Türkiye Gazeteciler Cemiyeti (TGC) Yönetim Kurulu tarafından İstanbul'da yapılan açıklamada da, basın yayın organlarında görevli 7 gazetecinin akreditasyonların iptal edilmesi "ayrımcılık" ve "hoşa gitmeyen haberler yazan gazetecileri mesleklerini yapmaktan men etme girişimi" olarak nitelendirildi. Açıklamada, "Akreditasyon konusu ülkemizde yıllardır bir sorun olarak gündemdedir. Sorunun çözümünü beklerken yeniden keyfi değerlendirmelerle iptallerin yaşanması sadece gazetecilerin mesleklerini yapmaktan alıkoyma girişimi olarak kalmamakta, halkın bilgilenme hakkını da yok saymaktadır. Yanlıştan en kısa zamanda dönülmesini beklediğimizi belirtir, "çok seslilik" iddialarını da geçersiz kılan yaklaşımı kınarız" denildi.

-"SAKLANACAK NE VAR?"-

Olayın duyulması üzerine G-9 Gazeteci Örgütleri Platformu da duruma tepkisini dün göstermişti. G-9'dan dün yapılan açıklamada, "Bu uygulama, muhalif haberler yapan ve sorularıyla Başbakan'ı rahatsız eden meslektaşlarımızın hedef alınmasından başka bir şey değildir" denilmişti. Açıklamada, gerekli yeterlilikleri sağlayarak, basın kartı almış gazetecilerin Başbakanlık kapısından geri çevrilmesinin, "Saklanan ya da saklanacak ne var?" sorusunu akıllara getirdiği vurgulanmıştı.
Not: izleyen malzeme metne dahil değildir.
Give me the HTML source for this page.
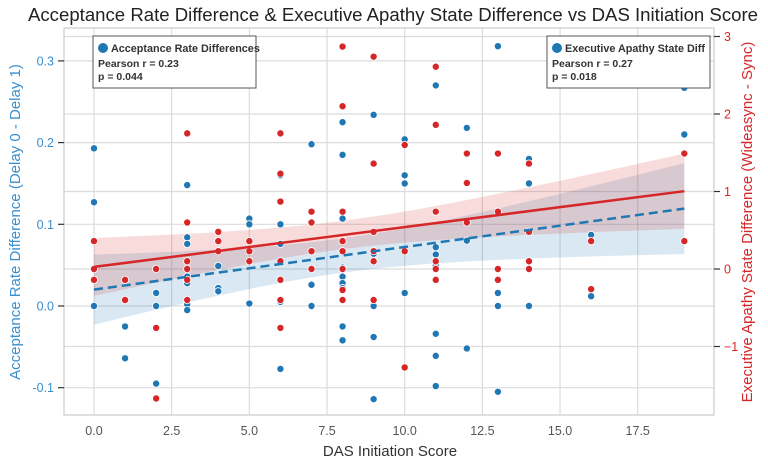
<!DOCTYPE html>
<html><head><meta charset="utf-8"><style>
body{margin:0;background:#fff;font-family:"Liberation Sans",sans-serif}
svg text{font-family:"Liberation Sans",sans-serif}
</style></head><body>
<svg id="chart" width="768" height="467" xmlns="http://www.w3.org/2000/svg"></svg>
<script>
const xTicks=[0,2.5,5,7.5,10,12.5,15,17.5];
const leftTicks=[-0.1,0,0.1,0.2,0.3];
const rightTicks=[-1,0,1,2,3];
const blueX=[0,0,0,1,1,2,2,2,3,3,3,3,3,3,3,4,4,4,5,5,5,6,6,6,6,6,7,7,7,8,8,8,8,8,8,8,8,8,9,9,9,9,9,10,10,10,10,11,11,11,11,11,11,11,11,12,12,12,13,13,13,13,14,14,14,16,16,19,19];
const blueY=[0.193,0.127,0,-0.025,-0.064,0.016,0,-0.095,0.148,0.084,0.076,0.036,0.028,0.002,-0.005,0.049,0.022,0.018,0.107,0.1,0.003,0.16,0.1,0.076,0.005,-0.077,0.198,0.026,0,0.225,0.185,0.107,0.047,0.036,0.028,0.022,-0.025,-0.042,0.234,0.064,0,-0.038,-0.114,0.204,0.16,0.15,0.016,0.27,0.072,0.063,0.055,0.049,-0.034,-0.061,-0.098,0.218,0.08,-0.052,0.318,0.016,0,-0.105,0.18,0.15,0,0.087,0.012,0.267,0.21];
const redX=[0,0,0,1,1,2,2,2,3,3,3,3,3,3,4,4,4,5,5,5,6,6,6,6,6,6,6,7,7,7,7,8,8,8,8,8,8,8,8,9,9,9,9,9,9,10,10,10,11,11,11,11,11,11,12,12,12,13,13,13,13,14,14,14,14,16,16,19,19];
const redY=[0.36,0,-0.14,-0.14,-0.4,0,-0.76,-1.67,1.75,0.6,0.1,0,-0.14,-0.4,0.48,0.36,0.23,0.36,0.23,0.1,1.75,1.23,0.87,0.1,-0.14,-0.4,-0.76,0.74,0.6,0.23,0,2.87,2.1,0.74,0.36,0.23,0,-0.27,-0.4,2.74,1.36,0.48,0.23,0.1,-0.4,1.6,0.23,-1.27,2.61,1.86,0.74,0.1,0,-0.14,1.49,1.11,0.6,1.49,0.74,0,-0.14,1.36,0.48,0.1,0,0.36,-0.26,1.49,0.36];

const L=64,R=714,T=28,B=415;
const sx=v=>94+v*31.07;
const sl=v=>306-v*817;
const sr=v=>269-v*77.5;
const svg=document.getElementById('chart');
const NS='http://www.w3.org/2000/svg';
function mk(tag,attrs,parent){const e=document.createElementNS(NS,tag);for(const k in attrs)e.setAttribute(k,attrs[k]);(parent||svg).appendChild(e);return e;}
function txt(s,attrs){const e=mk('text',attrs);e.textContent=s;return e;}

xTicks.forEach(t=>{const g=mk('line',{x1:sx(t),x2:sx(t),y1:T,y2:B,stroke:'#dcdcdc','stroke-width':1.2});

});
leftTicks.forEach(t=>{const g=mk('line',{x1:L,x2:R,y1:sl(t),y2:sl(t),stroke:'#dcdcdc','stroke-width':1.2});

});
rightTicks.forEach(t=>{const g=mk('line',{x1:L,x2:R,y1:sr(t),y2:sr(t),stroke:'#dcdcdc','stroke-width':1.2});

});

function fit(xs,ys){const n=xs.length;const mx=xs.reduce((a,b)=>a+b)/n,my=ys.reduce((a,b)=>a+b)/n;
let sxx=0,sxy=0;xs.forEach((x,i)=>{sxx+=(x-mx)**2;sxy+=(x-mx)*(ys[i]-my);});
const b=sxy/sxx,a=my-b*mx;let ss=0;xs.forEach((x,i)=>{ss+=(ys[i]-a-b*x)**2;});
const se=Math.sqrt(ss/(n-2));return {a,b,mx,sxx,se,n};}
function band(f,sy,color,name){const xs=[];for(let i=0;i<=40;i++)xs.push(19*i/40);
const up=[],lo=[];xs.forEach(x=>{const h=1.8*f.se*Math.sqrt(1/f.n+(x-f.mx)**2/f.sxx);const y=f.a+f.b*x;
up.push(sx(x)+','+sy(y+h));lo.push(sx(x)+','+sy(y-h));});
const p=mk('polygon',{points:up.concat(lo.reverse()).join(' '),fill:color,'fill-opacity':0.17});

}
const fb=fit(blueX,blueY),fr=fit(redX,redY);
band(fb,sl,'#1f77b4','blue-ci-band');
band(fr,sr,'#d62728','red-ci-band');

blueX.forEach((x,i)=>{const c=mk('circle',{cx:sx(x),cy:sl(blueY[i]),r:3.6,fill:'#1f77b4',stroke:'#fff','stroke-width':0.8});

});
redX.forEach((x,i)=>{const c=mk('circle',{cx:sx(x),cy:sr(redY[i]),r:3.6,fill:'#d62728',stroke:'#fff','stroke-width':0.8});

});

const lb=mk('line',{x1:sx(0),y1:sl(fb.a),x2:sx(19),y2:sl(fb.a+fb.b*19),stroke:'#1f77b4','stroke-width':2.5,'stroke-dasharray':'9,5'});


const lr=mk('line',{x1:sx(0),y1:sr(fr.a),x2:sx(19),y2:sr(fr.a+fr.b*19),stroke:'#d62728','stroke-width':2.5});



const fr2=mk('rect',{x:L,y:T,width:R-L,height:B-T,fill:'none',stroke:'#cccccc','stroke-width':1.2});



xTicks.forEach(t=>{const e=txt(t.toFixed(1),{x:sx(t),y:435,'text-anchor':'middle','font-size':12.5,fill:'#555'});

});
leftTicks.forEach(t=>{mk('line',{x1:L-6,x2:L,y1:sl(t),y2:sl(t),stroke:'#333','stroke-width':1.2});
const e=txt(t.toFixed(1),{x:L-10,y:sl(t)+4.5,'text-anchor':'end','font-size':12.5,fill:'#3a8fd0'});

});
rightTicks.forEach(t=>{mk('line',{x1:R,x2:R+6,y1:sr(t),y2:sr(t),stroke:'#333','stroke-width':1.2});
const e=txt(String(t).replace('-','−'),{x:R+10,y:sr(t)+4.5,'text-anchor':'start','font-size':12.5,fill:'#d62728'});

});
</script>
<svg style="position:absolute;left:0;top:0" width="768" height="467" xmlns="http://www.w3.org/2000/svg">
<text x="393" y="21" text-anchor="middle" font-size="18.6" fill="#222">Acceptance Rate Difference &amp; Executive Apathy State Difference vs DAS Initiation Score</text>
<text x="390" y="456" text-anchor="middle" font-size="15" fill="#333">DAS Initiation Score</text>
<text transform="translate(20,222) rotate(-90)" text-anchor="middle" font-size="15" fill="#3a8fd0">Acceptance Rate Difference (Delay 0 - Delay 1)</text>
<text transform="translate(752,222) rotate(-90)" text-anchor="middle" font-size="15" fill="#d62728">Executive Apathy State Difference (Wideasync - Sync)</text>
<g>
<rect x="93" y="36" width="163" height="52" fill="#fff" stroke="#555" stroke-width="1"/>
<circle cx="103" cy="48" r="5" fill="#1f77b4"/>
<text x="111" y="52" font-size="10.8" font-weight="bold" fill="#333">Acceptance Rate Differences</text>
<text x="98" y="67" font-size="10.5" font-weight="bold" fill="#333">Pearson r = 0.23</text>
<text x="98" y="80" font-size="10.5" font-weight="bold" fill="#333">p = 0.044</text>
</g>
<g>
<rect x="547" y="36" width="163" height="52" fill="#fff" stroke="#555" stroke-width="1"/>
<circle cx="557" cy="48" r="5" fill="#1f77b4"/>
<text x="565" y="52" font-size="10.8" font-weight="bold" fill="#333">Executive Apathy State Diff</text>
<text x="552" y="67" font-size="10.5" font-weight="bold" fill="#333">Pearson r = 0.27</text>
<text x="552" y="80" font-size="10.5" font-weight="bold" fill="#333">p = 0.018</text>
</g>
</svg>
</body></html>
-"BASINA TAHAMMÜLÜ OLMAYANLARIN SON MARİFETİ"-

Basın Konseyi de, ölçütlere uygun gazeteciyi belirleme hakkının basın organına ait olduğu belirterek, 7 gazetecinin Başbakanlık tarafından reddedilmesine büyük tepki gösterdi. Konsey'den dün yapılan açıklamada, "Ülkemizi 'hukukilik' ilkesi yerine 'keyfilik' ilkesiyle yöneten bir zihniyetle karşı karşıya bulunduğumuzun son kanıtıdır. Bu eylem, basına-medyaya tahammülü olmayan kadronun son marifetidir. Bu tür karar ve uygulamalar basına baskı anlamına gelir. Arkadaşlarımızın kartlarıyla ilgili olumsuz kararın gecikmeden kaldırılmasını talep ediyoruz" denilmişti.